**Description of the task**:
Each line that contains the string "React" counts once; report how many such lines appear in the data, as a number only.

**Data lines**:
[Start]
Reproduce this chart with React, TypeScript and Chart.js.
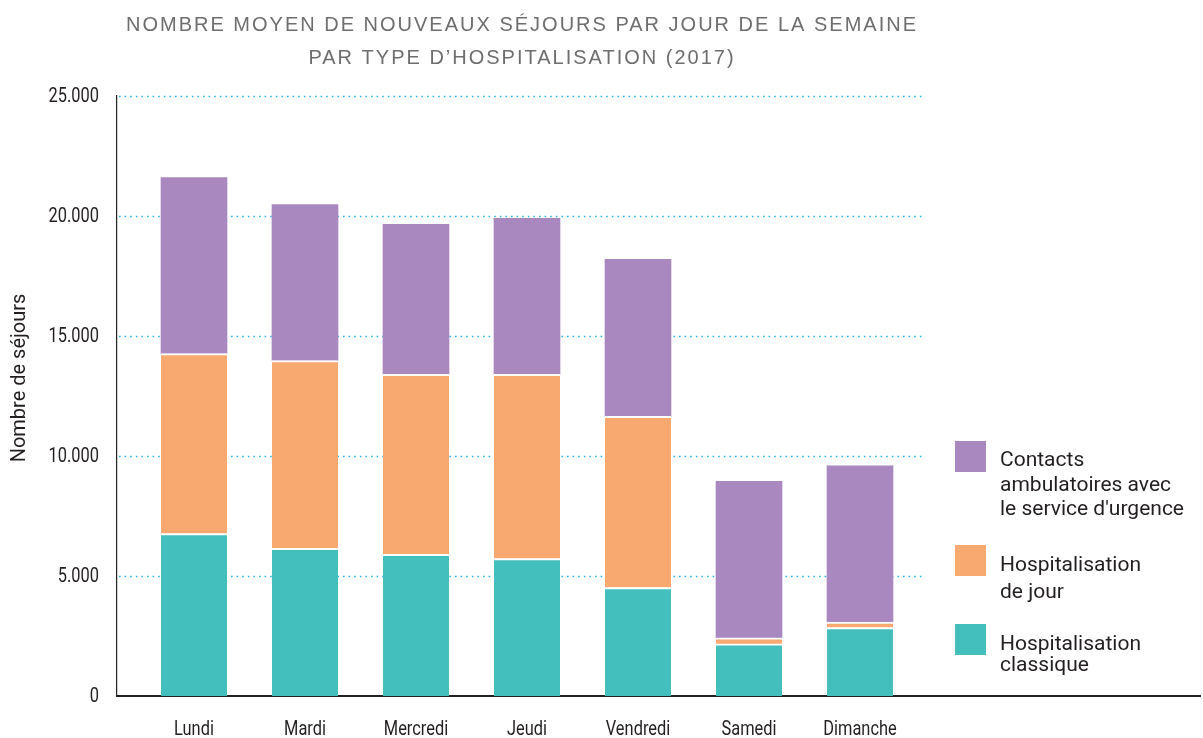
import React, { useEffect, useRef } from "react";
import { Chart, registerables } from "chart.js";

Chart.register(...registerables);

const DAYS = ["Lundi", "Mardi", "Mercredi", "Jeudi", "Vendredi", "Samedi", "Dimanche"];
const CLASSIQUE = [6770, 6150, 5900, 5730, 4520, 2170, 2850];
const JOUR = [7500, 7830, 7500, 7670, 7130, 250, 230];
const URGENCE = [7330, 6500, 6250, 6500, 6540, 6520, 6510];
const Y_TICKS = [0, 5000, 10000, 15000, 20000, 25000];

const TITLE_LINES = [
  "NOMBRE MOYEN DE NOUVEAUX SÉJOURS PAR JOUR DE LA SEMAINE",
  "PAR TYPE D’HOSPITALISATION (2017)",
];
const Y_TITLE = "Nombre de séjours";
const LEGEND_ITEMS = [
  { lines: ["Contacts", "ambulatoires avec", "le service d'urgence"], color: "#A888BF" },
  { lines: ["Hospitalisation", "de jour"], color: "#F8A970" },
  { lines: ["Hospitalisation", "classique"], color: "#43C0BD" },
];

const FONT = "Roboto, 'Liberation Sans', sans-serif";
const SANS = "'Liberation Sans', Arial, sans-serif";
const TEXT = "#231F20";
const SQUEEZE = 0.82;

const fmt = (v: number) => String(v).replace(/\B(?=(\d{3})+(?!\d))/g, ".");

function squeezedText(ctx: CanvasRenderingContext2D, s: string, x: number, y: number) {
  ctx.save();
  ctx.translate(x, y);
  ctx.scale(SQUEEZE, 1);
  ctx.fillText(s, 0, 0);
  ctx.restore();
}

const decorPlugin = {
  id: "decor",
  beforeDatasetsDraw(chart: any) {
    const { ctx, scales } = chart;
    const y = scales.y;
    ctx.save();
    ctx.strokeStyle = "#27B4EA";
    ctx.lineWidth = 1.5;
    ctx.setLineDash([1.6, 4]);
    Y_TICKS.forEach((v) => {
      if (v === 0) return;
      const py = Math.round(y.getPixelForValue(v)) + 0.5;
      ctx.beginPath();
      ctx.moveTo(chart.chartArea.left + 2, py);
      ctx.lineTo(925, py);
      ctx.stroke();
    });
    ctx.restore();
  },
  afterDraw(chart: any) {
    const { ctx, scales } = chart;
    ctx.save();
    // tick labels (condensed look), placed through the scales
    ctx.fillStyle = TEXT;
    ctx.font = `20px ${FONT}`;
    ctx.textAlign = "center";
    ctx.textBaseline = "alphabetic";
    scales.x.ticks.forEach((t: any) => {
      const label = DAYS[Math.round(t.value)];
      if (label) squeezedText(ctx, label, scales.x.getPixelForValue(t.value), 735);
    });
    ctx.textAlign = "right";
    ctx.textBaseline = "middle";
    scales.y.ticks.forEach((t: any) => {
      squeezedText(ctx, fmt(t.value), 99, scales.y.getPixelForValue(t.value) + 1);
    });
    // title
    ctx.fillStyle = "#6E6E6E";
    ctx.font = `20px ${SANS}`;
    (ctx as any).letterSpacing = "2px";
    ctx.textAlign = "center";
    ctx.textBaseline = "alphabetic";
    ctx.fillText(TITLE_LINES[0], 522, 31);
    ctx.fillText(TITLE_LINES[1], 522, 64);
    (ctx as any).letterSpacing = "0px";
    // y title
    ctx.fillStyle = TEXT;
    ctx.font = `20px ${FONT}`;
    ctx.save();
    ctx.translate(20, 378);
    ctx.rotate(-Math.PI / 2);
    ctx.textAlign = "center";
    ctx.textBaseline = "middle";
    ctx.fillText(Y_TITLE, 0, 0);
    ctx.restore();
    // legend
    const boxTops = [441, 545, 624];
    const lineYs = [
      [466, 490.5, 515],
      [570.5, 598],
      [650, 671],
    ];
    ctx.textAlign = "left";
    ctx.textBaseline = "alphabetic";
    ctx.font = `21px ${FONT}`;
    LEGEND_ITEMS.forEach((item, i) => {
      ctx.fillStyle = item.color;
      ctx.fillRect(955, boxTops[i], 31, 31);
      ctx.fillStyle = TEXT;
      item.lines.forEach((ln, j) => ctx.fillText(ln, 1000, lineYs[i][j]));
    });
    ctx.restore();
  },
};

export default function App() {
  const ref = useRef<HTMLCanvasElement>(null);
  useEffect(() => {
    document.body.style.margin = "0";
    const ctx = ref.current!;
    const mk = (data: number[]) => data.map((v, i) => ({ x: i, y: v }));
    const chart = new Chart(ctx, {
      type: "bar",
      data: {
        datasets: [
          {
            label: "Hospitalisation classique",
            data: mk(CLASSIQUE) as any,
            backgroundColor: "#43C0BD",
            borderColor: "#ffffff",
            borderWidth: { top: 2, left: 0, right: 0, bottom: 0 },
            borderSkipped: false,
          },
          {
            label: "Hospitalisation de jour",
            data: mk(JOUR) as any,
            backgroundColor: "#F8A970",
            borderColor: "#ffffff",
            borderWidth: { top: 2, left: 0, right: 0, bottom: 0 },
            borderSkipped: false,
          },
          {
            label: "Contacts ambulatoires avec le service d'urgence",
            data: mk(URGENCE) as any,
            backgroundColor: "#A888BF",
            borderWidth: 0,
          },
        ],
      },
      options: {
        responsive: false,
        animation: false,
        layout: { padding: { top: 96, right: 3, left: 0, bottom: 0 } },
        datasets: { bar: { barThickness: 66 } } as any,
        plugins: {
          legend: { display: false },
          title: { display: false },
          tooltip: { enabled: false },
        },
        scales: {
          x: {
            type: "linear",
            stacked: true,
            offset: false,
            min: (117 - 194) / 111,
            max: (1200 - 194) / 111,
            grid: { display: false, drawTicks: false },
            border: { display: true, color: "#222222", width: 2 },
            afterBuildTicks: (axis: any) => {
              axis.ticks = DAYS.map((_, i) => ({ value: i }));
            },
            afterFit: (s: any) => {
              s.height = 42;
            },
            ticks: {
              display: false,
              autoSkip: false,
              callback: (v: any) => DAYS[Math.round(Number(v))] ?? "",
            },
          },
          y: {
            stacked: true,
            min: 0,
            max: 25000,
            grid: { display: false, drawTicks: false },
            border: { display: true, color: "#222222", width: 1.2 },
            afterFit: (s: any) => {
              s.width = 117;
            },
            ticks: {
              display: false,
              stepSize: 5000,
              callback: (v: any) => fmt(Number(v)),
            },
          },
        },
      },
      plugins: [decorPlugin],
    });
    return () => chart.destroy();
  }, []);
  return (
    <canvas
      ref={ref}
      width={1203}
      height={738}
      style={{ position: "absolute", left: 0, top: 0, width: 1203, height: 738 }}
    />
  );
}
[End]
**Task solution**:
2